In Moscow, second Klebnikov murder trial starts tomorrow

New York, February 14, 2007–The second jury trial of two Chechen men charged in the July 2004 slaying of Forbes Russia Editor Paul Klebnikov will start tomorrow in Moscow. The Committee to Protect Journalists urges court officials to make the proceedings open to the public, to ensure the suspects are present in court, and to sequester the jury.

On May 5, 2006, a Moscow City Court jury acquitted Kazbek Dukuzov and Musa Vakhayev in the murder of Klebnikov, a 41-year-old U.S. journalist. The four-month-long trial was held behind closed doors, and all participants, including the 12 jurors, were silenced by a gag order. Court officials justified the secrecy on the grounds of classified evidence, and the safety of participants.

Authorities failed to guarantee the safety or impartiality of jurors after the proceedings, sources close to the trial told CPJ. Jurors were not sequestered and could be readily approached entering or exiting the courtroom. The then-presiding judge, Vladimir Usov, and other court officials, did not stop the defendants or some defense representatives from making threatening statements in court that could have affected the jury, a CPJ source said. Those and other allegations of procedural violations raised doubts about the validity and fairness of the trial.

“We call on Russian court officials to hold an open trial,” CPJ Executive Director Joel Simon said. “The first trial was riddled with procedural violations that were hidden from the public with closed-door proceedings and a gag order on all participants. We call on Russian court officials to open the hearing to the public to ensure a fair trial.”

For four months following the May 5 verdict, court officials effectively blocked the Klebnikov family’s appeal to the Supreme Court by failing to provide them and their representatives with a transcript of the trial proceedings, which they needed to prepare a detailed appeal. Since the trial proceedings were sealed, and audio and video recording in the courtroom was prohibited, the transcript was the only document detailing the hearing.
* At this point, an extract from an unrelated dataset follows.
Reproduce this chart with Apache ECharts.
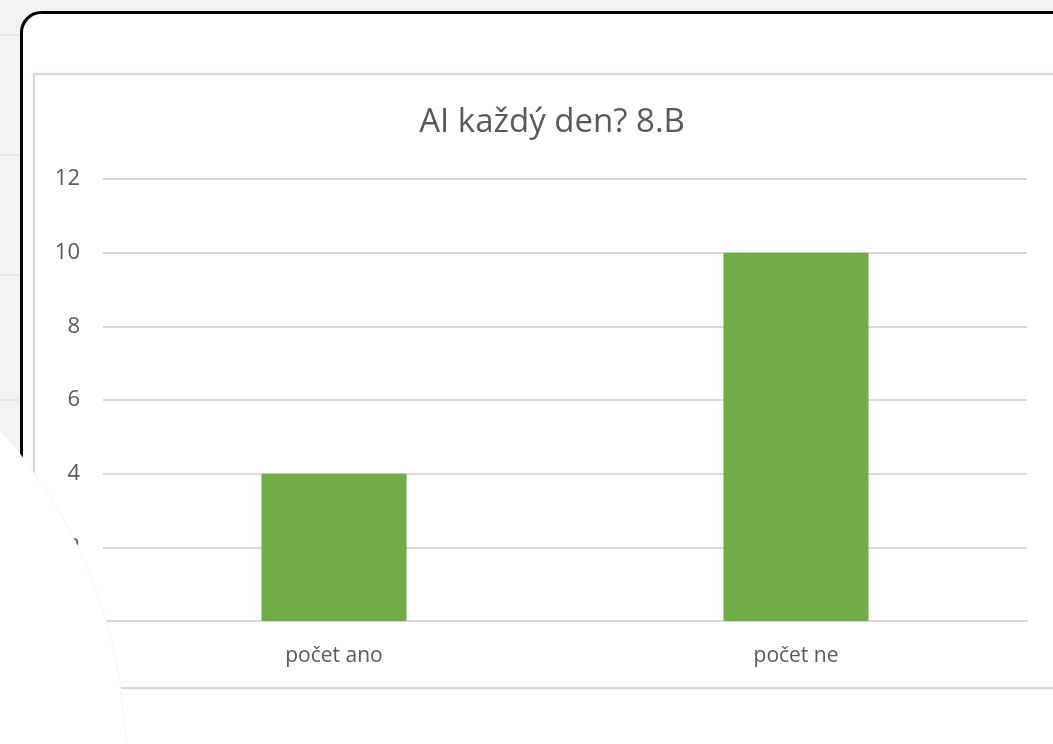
<!DOCTYPE html>
<html>
<head>
<meta charset="utf-8">
<script src="https://cdn.jsdelivr.net/npm/echarts@6/dist/echarts.min.js"></script>
<style>
html, body { margin: 0; padding: 0; background: #f3f3f3; }
#chart-0 { width: 1053px; height: 744px; }
</style>
</head>
<body>
<div id="chart-0"></div>
<script>
var titleText = 'AI každý den? 8.B';
var categories = ['počet ano', 'počet ne'];
var values = [4, 10];
var yMin = 0, yMax = 12, yStep = 2;

var chart = echarts.init(document.getElementById('chart-0'));
var textColor = '#595959';
var lineColor = '#d9d9d9';

var option = {
    animation: false,
    backgroundColor: '#f3f3f3',
    textStyle: { fontFamily: 'Open Sans' },
    title: {
        text: titleText,
        left: 547,
        textAlign: 'center',
        top: 101,
        textStyle: { fontSize: 33, fontWeight: 'normal', color: textColor, fontFamily: 'Open Sans' }
    },
    grid: { left: 103, right: 26, top: 179, bottom: 123 },
    xAxis: {
        type: 'category',
        data: categories,
        axisLine: { lineStyle: { color: lineColor, width: 2 } },
        axisTick: { show: false },
        axisLabel: { color: textColor, fontSize: 21, margin: 25 }
    },
    yAxis: {
        type: 'value',
        min: yMin,
        max: yMax,
        interval: yStep,
        axisLine: { show: false },
        axisTick: { show: false },
        axisLabel: { color: textColor, fontSize: 22, margin: 23 },
        splitLine: { lineStyle: { color: lineColor, width: 2 } }
    },
    series: [{
        type: 'bar',
        data: values,
        barWidth: '31.4%',
        itemStyle: { color: '#70ad47' }
    }],
    graphic: [
        { type: 'line', z: -100, shape: { x1: 0, y1: 35, x2: 21, y2: 35 }, style: { stroke: '#e3e8ef', lineWidth: 2 } },
        { type: 'line', z: -100, shape: { x1: 0, y1: 155, x2: 21, y2: 155 }, style: { stroke: '#e3e8ef', lineWidth: 2 } },
        { type: 'line', z: -100, shape: { x1: 0, y1: 275, x2: 21, y2: 275 }, style: { stroke: '#e3e8ef', lineWidth: 2 } },
        { type: 'line', z: -100, shape: { x1: 0, y1: 400, x2: 21, y2: 400 }, style: { stroke: '#e3e8ef', lineWidth: 2 } },
        {
            type: 'rect', z: -90,
            shape: { x: 21.5, y: 12.5, width: 1200, height: 900, r: 20 },
            style: { fill: '#ffffff', stroke: '#000000', lineWidth: 3 }
        },
        {
            type: 'rect', z: -80,
            shape: { x: 34, y: 74, width: 1200, height: 614 },
            style: { fill: '#ffffff', stroke: lineColor, lineWidth: 2, shadowBlur: 3, shadowColor: 'rgba(0,0,0,0.08)' }
        },
        {
            type: 'circle', z: 100,
            shape: { cx: -369, cy: 760, r: 495 },
            style: { fill: '#ffffff', stroke: '#f6f6f6', lineWidth: 1 }
        }
    ]
};
chart.setOption(option);
</script>
</body>
</html>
Russia’s Law of Criminal Procedure requires that access to the transcript be given to the plaintiffs within three days. The Klebnikovs filed their request for access in May and received the transcript in September.

Six months after the verdict, on November 9, 2006, Russia’s Supreme Court overturned the acquittal of Dukuzov and Vakhayev and ordered a retrial. Even then, court officials stalled the process by waiting over two months to set a start date for the new trial, and by failing to take the two suspects in the pre-trial custody, CPJ sources said. Dukuzov and Vakhayev were not in custody on Wednesday and it was unclear whether they would be present in court for the trial’s opening.
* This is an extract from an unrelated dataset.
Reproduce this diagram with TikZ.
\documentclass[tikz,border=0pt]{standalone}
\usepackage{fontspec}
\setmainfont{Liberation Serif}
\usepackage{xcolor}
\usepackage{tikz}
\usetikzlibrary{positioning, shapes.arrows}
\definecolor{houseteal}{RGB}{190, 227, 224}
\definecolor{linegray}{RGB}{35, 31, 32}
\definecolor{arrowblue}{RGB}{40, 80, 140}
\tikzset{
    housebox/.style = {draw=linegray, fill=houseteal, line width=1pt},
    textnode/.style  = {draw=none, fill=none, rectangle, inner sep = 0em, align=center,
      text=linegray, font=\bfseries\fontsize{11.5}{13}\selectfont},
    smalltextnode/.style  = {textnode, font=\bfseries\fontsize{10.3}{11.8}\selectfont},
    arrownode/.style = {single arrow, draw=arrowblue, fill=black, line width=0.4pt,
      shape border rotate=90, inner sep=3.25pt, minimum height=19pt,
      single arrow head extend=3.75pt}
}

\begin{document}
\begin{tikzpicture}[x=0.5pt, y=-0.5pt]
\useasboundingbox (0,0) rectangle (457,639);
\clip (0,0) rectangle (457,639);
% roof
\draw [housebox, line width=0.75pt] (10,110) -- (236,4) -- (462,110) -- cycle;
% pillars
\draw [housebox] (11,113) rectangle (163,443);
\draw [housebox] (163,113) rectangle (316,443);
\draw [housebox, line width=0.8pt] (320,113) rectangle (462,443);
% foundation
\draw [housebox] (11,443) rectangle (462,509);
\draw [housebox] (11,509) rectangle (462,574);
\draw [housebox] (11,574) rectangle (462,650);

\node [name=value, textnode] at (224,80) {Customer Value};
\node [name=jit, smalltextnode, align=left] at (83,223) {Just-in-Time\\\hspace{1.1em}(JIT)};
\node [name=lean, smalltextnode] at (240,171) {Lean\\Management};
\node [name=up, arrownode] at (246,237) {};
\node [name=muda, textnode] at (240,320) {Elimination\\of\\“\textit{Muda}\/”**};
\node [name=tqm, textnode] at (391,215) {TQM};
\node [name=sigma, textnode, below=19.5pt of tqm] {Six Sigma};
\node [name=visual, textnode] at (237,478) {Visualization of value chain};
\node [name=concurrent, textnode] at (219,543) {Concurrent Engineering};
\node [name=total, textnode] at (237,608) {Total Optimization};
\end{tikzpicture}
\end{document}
Tomorrow’s court proceedings will start with jury selection, according to Russian press reports.

Klebnikov was shot outside his Moscow office on July 9, 2004. Russian authorities said they believed he was killed because of his work. He is one of 13 journalists murdered in contract-style killings since Russian President Vladimir Putin took office in 2000, including investigative journalist Anna Politkovskaya, who was shot outside her Moscow apartment in October. In none of the cases have the masterminds been brought to justice and the record of impunity causes journalists to self-censor, CPJ found.

Russia is the third deadliest country in the world for journalists, according to a recent CPJ study.